For one thing, it looks like a lot of time and care has gone into this thing from a design standpoint. This isn’t a cheap clone of iOS, the way Windows is a cheap clone of Mac OS, the way Android is a cheap clone of iOS. This is something very different. Still touch-based, still simple and clean (maybe even more simple and clean than iOS), but very different from anything Apple is doing. It even looks almost completely different.
And there’s documentation. Design principles. Human Interface Guidelines. The whole nine yards. They’re putting the hours in over there.
But does it work? Of that, I’m still not sure. I think of projects like Courier that demo very well but upon further inspection make no practical sense, and I worry that what we’ve been shown so far will be better on paper, in short video clips, or at a sales demo than in actual use.
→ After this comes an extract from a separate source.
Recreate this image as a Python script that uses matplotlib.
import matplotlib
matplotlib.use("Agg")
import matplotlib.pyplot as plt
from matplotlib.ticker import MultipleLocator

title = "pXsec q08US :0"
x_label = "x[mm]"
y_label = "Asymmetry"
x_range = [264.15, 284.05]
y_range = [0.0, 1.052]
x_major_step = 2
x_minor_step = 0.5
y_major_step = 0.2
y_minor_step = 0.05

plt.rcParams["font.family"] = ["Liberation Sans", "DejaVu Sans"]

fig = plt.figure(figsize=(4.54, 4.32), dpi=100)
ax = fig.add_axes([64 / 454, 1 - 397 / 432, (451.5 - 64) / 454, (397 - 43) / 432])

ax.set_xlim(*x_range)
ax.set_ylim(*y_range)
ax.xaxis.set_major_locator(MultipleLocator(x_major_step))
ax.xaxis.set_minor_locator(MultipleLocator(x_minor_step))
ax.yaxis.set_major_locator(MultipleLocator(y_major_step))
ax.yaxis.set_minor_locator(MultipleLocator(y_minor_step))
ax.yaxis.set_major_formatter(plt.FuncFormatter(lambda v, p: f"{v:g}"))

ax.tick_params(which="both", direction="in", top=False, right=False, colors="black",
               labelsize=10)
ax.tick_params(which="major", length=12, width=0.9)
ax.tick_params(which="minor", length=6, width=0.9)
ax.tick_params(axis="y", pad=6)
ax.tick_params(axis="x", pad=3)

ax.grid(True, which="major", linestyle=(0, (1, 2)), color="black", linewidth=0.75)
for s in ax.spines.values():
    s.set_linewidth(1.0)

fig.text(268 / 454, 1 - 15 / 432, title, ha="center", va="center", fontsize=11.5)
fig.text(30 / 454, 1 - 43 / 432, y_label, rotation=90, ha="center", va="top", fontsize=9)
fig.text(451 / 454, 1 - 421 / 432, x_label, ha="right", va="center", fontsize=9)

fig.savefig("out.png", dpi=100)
Seems like a lot of screen real estate gets wasted; seems like a lot of swiping to off screen content; seems less intuitive to operate for someone who doesn’t know where to tap or swipe.
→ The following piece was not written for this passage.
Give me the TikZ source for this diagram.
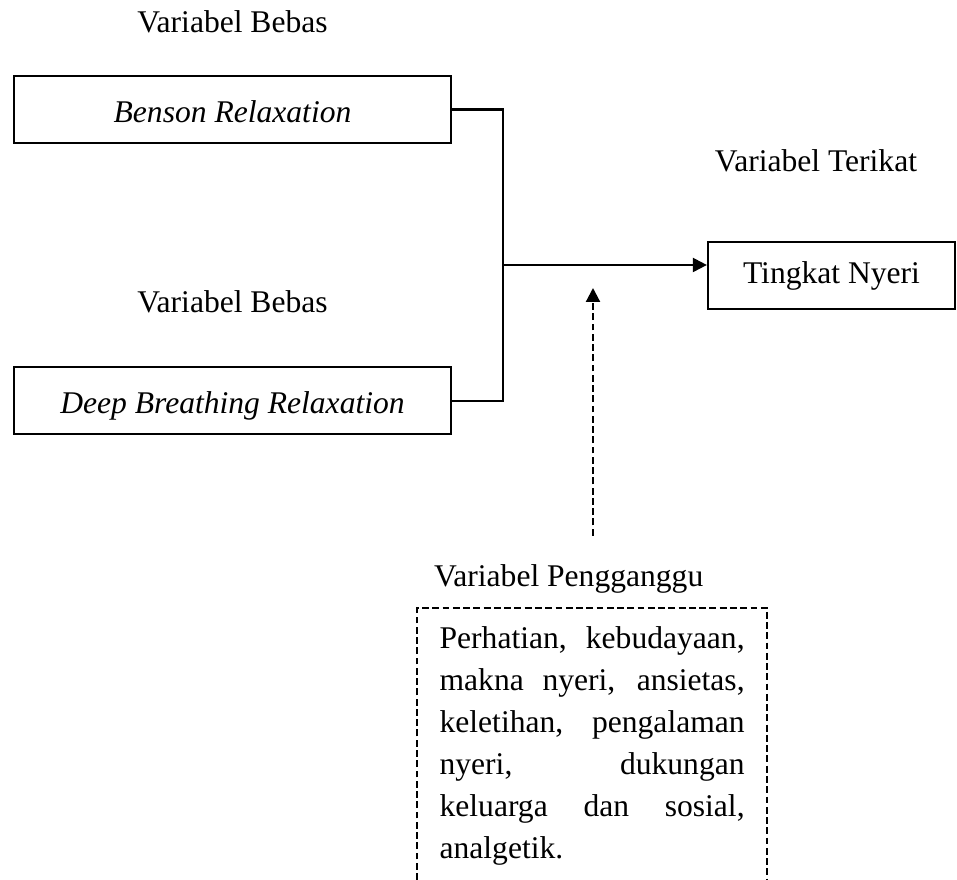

But I’m going to reserve my real judgement on this one, despite my natural tendency to immediately assume anything Microsoft produces will be crap. The level of thought that appears to have gone into designing this thing suggests that some of the real talent at Microsoft has finally been allowed to float to the top.
All of this could be moot, anyway, if you believe what most people would have you believe, that Android already has the mobile game won by a mile, that even Apple will only have a small percentage of market share in a few years, after the massive Android takeover occurs any minute now.
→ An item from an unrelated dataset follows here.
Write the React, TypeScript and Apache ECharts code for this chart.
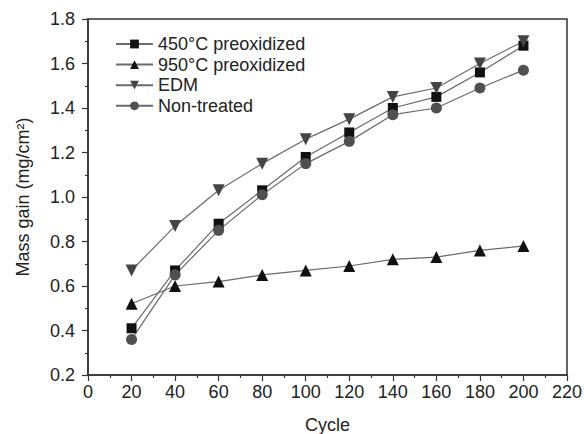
import React, { useEffect, useRef } from "react";
import * as echarts from "echarts";

const cycles = [20, 40, 60, 80, 100, 120, 140, 160, 180, 200];
const pre450 = [0.41, 0.67, 0.88, 1.03, 1.18, 1.29, 1.40, 1.45, 1.56, 1.68];
const pre950 = [0.52, 0.60, 0.62, 0.65, 0.67, 0.69, 0.72, 0.73, 0.76, 0.78];
const edm = [0.67, 0.87, 1.03, 1.15, 1.26, 1.35, 1.45, 1.49, 1.60, 1.70];
const nonTreated = [0.36, 0.65, 0.85, 1.01, 1.15, 1.25, 1.37, 1.40, 1.49, 1.57];
const seriesNames = ["450°C preoxidized", "950°C preoxidized", "EDM", "Non-treated"];

const FONT = "Liberation Sans, Arial, sans-serif";

export default function App() {
  const ref = useRef<HTMLDivElement>(null);
  useEffect(() => {
    if (!ref.current) return;
    const chart = echarts.init(ref.current, null, { renderer: "svg" });
    const pair = (ys: number[]) => cycles.map((c, i) => [c, ys[i]]);
    const lineColor = "#6a6a6a";
    const mk = (name: string, ys: number[], symbol: string, size: number, color: string, rotate = 0) => ({
      name,
      type: "line",
      data: pair(ys),
      symbol,
      symbolSize: size,
      symbolRotate: rotate,
      showAllSymbol: true,
      lineStyle: { color: lineColor, width: 1.2 },
      itemStyle: { color, borderWidth: 0 },
      emphasis: { disabled: true },
    });
    chart.setOption({
      animation: false,
      backgroundColor: "#fff",
      textStyle: { fontFamily: FONT },
      grid: {
        left: 88,
        right: 17,
        top: 19,
        bottom: 59,
        outerBoundsMode: "none",
        containLabel: false,
        show: true,
        borderColor: "#333",
        borderWidth: 1.5,
        backgroundColor: "transparent",
      },
      legend: {
        orient: "vertical",
        left: 110,
        top: 30,
        itemWidth: 37,
        itemHeight: 11,
        itemGap: 2.6,
        data: seriesNames,
        textStyle: { fontSize: 18, color: "#222", fontFamily: FONT },
      },
      xAxis: {
        type: "value",
        min: 0,
        max: 220,
        interval: 20,
        name: "Cycle",
        nameLocation: "middle",
        nameGap: 41,
        nameTextStyle: { fontSize: 18, color: "#222", fontFamily: FONT },
        axisLine: { show: true, lineStyle: { color: "#333", width: 1.5 } },
        axisTick: { show: true, inside: false, length: 6, lineStyle: { color: "#333", width: 1.2 } },
        minorTick: { show: true, splitNumber: 2, length: 3, lineStyle: { color: "#333", width: 1.2 } },
        axisLabel: { fontSize: 18, color: "#222", margin: 8, fontFamily: FONT },
        splitLine: { show: false },
      },
      yAxis: {
        type: "value",
        min: 0.2,
        max: 1.8,
        interval: 0.2,
        name: "Mass gain (mg/cm²)",
        nameLocation: "middle",
        nameGap: 56,
        nameTextStyle: { fontSize: 18, color: "#222", fontFamily: FONT },
        axisLine: { show: true, lineStyle: { color: "#333", width: 1.5 } },
        axisTick: { show: true, inside: false, length: 6, lineStyle: { color: "#333", width: 1.2 } },
        minorTick: { show: true, splitNumber: 2, length: 3, lineStyle: { color: "#333", width: 1.2 } },
        axisLabel: {
          fontSize: 18,
          color: "#222",
          margin: 13,
          fontFamily: FONT,
          formatter: (v: number) => v.toFixed(1),
        },
        splitLine: { show: false },
      },
      series: [
        mk(seriesNames[0], pre450, "rect", 10, "#111"),
        mk(seriesNames[1], pre950, "triangle", 12, "#111"),
        mk(seriesNames[2], edm, "triangle", 12, "#444", 180),
        mk(seriesNames[3], nonTreated, "circle", 11, "#505050"),
      ],
    });
    return () => chart.dispose();
  }, []);
  return (
    <div
      ref={ref}
      style={{ width: 584, height: 434, position: "fixed", left: 0, top: 0 }}
    />
  );
}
But you don’t really believe that nonsense, do you?
The way I see it, it’s still a wide open field. Apple will be stuck in a war with the carriers for a while still (many will not want to give up that precious control they love so much, and Steve Jobs is, well Steve Jobs), and that will leave a large chunk of the market up for grabs. Right now, Android is mopping up that market. But for how long? So far they’ve been competing mostly with dead Windows Mobile 6 and non-smart phones. They don’t seem to be fostering long-term loyal customers, the kind of people who stick to one platform for years and years on principle. HP has WebOS, which will most likely go nowhere, but you never know. RIM keeps making the mistake of trying to expand to consumers and is meanwhile ceding ground on the business front to Apple.
Microsoft looks like it’s coming very late to the party with an OS that will likely be under featured on launch. But hey, Apple does that on a regular basis and manages to pull it off, so I wouldn’t write MS out of this story just yet.